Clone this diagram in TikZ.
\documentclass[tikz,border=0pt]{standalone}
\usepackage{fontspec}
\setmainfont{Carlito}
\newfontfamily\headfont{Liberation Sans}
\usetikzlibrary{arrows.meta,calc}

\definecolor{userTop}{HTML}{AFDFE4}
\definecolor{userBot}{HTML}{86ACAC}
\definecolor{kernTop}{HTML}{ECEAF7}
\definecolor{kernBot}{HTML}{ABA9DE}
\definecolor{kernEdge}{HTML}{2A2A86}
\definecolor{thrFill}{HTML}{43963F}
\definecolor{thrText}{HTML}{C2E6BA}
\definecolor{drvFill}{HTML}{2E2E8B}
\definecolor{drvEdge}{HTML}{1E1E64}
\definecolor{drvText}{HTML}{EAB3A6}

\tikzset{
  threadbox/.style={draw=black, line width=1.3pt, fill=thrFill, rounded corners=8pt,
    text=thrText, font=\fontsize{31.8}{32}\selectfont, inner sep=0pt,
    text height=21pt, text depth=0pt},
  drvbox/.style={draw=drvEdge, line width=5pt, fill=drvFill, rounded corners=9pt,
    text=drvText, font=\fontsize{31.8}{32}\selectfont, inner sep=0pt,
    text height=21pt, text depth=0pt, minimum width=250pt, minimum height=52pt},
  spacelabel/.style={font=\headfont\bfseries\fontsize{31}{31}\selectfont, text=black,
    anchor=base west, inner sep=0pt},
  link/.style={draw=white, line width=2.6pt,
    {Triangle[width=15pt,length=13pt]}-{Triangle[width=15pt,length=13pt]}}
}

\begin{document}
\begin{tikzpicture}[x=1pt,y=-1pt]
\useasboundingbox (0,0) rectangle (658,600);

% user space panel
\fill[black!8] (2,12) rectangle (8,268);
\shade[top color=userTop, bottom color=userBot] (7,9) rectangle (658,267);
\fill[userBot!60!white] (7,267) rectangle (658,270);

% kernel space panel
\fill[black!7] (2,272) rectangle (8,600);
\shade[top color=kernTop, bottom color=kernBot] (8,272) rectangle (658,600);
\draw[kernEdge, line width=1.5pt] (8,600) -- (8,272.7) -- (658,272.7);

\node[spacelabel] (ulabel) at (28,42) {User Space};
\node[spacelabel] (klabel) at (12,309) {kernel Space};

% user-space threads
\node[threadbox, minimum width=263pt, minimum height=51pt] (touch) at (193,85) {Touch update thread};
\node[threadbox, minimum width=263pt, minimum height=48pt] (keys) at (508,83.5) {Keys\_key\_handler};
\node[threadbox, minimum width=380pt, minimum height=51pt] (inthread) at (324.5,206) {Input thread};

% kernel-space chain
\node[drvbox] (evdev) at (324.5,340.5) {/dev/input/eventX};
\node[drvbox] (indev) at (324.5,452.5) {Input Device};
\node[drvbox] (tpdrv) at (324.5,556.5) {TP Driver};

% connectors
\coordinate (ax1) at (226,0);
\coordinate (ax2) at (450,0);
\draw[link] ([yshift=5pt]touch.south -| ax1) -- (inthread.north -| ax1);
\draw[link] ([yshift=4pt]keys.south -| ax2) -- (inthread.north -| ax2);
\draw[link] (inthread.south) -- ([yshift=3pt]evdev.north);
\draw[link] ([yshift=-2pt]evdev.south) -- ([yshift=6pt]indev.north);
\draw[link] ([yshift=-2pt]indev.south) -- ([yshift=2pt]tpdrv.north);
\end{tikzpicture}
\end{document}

*****

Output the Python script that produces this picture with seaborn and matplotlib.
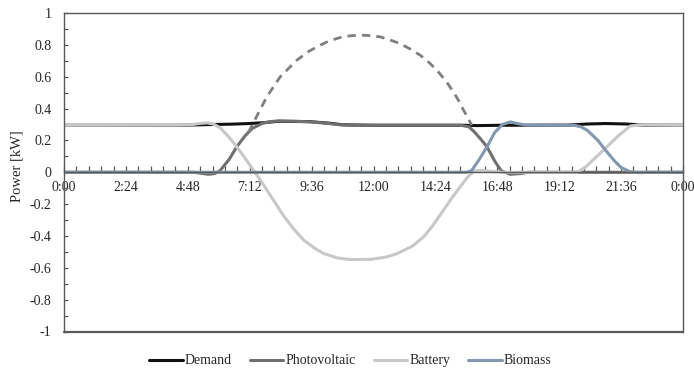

*****

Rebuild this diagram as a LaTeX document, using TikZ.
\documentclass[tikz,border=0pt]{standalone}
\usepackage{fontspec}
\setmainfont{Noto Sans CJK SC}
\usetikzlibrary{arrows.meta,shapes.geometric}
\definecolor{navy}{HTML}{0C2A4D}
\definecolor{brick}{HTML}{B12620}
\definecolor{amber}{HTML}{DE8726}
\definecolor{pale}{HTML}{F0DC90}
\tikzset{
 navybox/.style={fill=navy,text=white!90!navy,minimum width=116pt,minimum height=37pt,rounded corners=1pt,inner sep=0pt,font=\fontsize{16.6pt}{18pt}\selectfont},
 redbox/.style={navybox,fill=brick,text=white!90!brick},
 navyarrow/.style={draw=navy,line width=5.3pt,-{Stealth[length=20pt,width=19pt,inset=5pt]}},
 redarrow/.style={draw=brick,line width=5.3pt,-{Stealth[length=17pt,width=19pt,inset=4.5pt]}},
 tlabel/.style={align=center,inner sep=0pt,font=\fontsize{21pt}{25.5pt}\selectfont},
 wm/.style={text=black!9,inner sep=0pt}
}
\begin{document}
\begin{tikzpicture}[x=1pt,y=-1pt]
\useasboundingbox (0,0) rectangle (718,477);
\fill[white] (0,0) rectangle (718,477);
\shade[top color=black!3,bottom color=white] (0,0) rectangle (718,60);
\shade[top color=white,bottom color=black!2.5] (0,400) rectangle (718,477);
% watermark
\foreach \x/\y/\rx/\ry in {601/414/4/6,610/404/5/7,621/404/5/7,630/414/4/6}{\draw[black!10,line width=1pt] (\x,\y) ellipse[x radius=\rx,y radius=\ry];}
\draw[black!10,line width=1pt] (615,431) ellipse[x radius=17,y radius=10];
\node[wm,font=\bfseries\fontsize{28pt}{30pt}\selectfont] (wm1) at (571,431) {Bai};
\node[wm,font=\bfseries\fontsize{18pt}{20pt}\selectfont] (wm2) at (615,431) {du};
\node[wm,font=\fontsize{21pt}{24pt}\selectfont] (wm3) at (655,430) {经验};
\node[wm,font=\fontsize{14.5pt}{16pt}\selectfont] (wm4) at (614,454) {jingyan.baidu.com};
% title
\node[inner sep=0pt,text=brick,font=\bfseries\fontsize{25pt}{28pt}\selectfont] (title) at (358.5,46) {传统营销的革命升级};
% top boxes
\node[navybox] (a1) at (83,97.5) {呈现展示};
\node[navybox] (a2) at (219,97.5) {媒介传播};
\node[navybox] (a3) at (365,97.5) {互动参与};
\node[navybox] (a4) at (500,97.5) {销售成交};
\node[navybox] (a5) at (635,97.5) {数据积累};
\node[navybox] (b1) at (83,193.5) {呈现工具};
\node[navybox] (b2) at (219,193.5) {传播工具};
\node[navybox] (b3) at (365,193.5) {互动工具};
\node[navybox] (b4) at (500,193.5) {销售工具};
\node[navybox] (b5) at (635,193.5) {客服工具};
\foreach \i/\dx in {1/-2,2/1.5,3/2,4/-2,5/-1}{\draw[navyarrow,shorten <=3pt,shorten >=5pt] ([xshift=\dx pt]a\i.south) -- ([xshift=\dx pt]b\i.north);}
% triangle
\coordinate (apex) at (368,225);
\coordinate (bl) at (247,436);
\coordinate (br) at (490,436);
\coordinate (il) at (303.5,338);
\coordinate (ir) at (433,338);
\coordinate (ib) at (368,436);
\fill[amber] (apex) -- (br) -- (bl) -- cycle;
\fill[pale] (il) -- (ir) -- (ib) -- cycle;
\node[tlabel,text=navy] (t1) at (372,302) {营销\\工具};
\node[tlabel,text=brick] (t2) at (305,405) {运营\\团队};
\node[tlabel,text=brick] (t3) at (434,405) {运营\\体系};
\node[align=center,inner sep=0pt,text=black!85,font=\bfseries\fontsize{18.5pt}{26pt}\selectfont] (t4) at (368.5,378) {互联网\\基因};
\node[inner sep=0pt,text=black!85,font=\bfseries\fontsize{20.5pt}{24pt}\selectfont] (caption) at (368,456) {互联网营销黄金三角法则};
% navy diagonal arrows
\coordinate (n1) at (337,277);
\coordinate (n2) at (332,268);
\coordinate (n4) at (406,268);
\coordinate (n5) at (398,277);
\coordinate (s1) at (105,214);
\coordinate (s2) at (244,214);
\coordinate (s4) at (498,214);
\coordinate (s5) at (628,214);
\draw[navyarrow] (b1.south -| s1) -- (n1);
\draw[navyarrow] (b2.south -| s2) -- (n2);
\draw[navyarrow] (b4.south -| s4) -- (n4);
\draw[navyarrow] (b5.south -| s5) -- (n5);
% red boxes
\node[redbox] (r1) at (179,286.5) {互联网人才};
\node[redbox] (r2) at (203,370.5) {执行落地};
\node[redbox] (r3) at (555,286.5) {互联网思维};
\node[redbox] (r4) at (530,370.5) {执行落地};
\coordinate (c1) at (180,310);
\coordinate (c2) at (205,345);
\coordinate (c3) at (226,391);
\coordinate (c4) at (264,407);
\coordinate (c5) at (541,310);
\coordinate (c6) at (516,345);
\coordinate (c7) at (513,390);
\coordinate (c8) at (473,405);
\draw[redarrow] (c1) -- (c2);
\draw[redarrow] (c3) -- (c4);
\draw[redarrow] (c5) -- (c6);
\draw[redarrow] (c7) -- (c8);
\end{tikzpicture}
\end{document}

*****

What is required
Collect the lines of the data that carry the word "this".

Written answer
Clone this diagram in TikZ.
Output the Python script that produces this picture with seaborn and matplotlib.
Rebuild this diagram as a LaTeX document, using TikZ.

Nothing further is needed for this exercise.